* **THE EXERCISE**:
Pick out all lines with the word "this" from the records that follow.

* **ENTRIES PROVIDED**:
━━━

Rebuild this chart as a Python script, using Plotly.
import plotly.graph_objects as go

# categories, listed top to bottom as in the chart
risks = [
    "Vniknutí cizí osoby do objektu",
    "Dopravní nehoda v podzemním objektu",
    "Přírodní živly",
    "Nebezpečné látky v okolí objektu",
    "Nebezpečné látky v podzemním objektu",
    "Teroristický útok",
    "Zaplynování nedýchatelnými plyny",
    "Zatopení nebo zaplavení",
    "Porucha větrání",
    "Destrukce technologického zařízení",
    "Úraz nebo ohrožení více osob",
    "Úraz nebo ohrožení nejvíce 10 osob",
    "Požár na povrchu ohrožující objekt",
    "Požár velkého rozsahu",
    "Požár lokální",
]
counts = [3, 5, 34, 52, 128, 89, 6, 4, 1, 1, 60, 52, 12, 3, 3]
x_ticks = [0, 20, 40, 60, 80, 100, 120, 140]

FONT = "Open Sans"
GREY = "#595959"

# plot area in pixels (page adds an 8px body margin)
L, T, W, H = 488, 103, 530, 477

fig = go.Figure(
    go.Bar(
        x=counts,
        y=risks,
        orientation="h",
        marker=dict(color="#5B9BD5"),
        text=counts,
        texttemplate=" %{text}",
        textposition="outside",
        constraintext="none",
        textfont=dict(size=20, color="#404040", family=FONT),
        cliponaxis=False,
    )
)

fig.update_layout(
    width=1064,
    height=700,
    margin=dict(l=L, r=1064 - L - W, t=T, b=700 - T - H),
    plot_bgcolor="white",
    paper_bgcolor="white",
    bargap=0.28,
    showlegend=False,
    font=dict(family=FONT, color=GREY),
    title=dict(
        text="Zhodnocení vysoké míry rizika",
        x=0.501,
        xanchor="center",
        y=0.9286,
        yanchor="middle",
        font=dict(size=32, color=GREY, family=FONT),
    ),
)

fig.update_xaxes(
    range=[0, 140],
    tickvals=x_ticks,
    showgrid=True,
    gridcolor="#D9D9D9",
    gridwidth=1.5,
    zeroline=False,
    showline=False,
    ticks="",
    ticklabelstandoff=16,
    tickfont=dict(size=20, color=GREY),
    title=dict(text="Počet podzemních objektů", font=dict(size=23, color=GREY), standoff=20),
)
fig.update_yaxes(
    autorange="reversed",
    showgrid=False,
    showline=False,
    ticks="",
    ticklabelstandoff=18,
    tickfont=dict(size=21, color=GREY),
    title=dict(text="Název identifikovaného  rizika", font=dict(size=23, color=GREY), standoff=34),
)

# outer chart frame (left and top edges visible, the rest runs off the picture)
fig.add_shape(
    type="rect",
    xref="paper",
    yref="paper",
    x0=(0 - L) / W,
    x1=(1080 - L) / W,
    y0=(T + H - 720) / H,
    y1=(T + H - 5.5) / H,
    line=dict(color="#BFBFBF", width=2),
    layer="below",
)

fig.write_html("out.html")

━━━

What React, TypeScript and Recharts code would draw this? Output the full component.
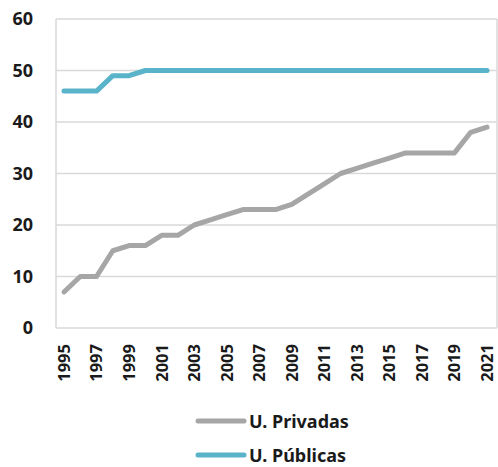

━━━

* **OUTPUT OF THE EXERCISE**:
Rebuild this chart as a Python script, using Plotly.
What React, TypeScript and Recharts code would draw this? Output the full component.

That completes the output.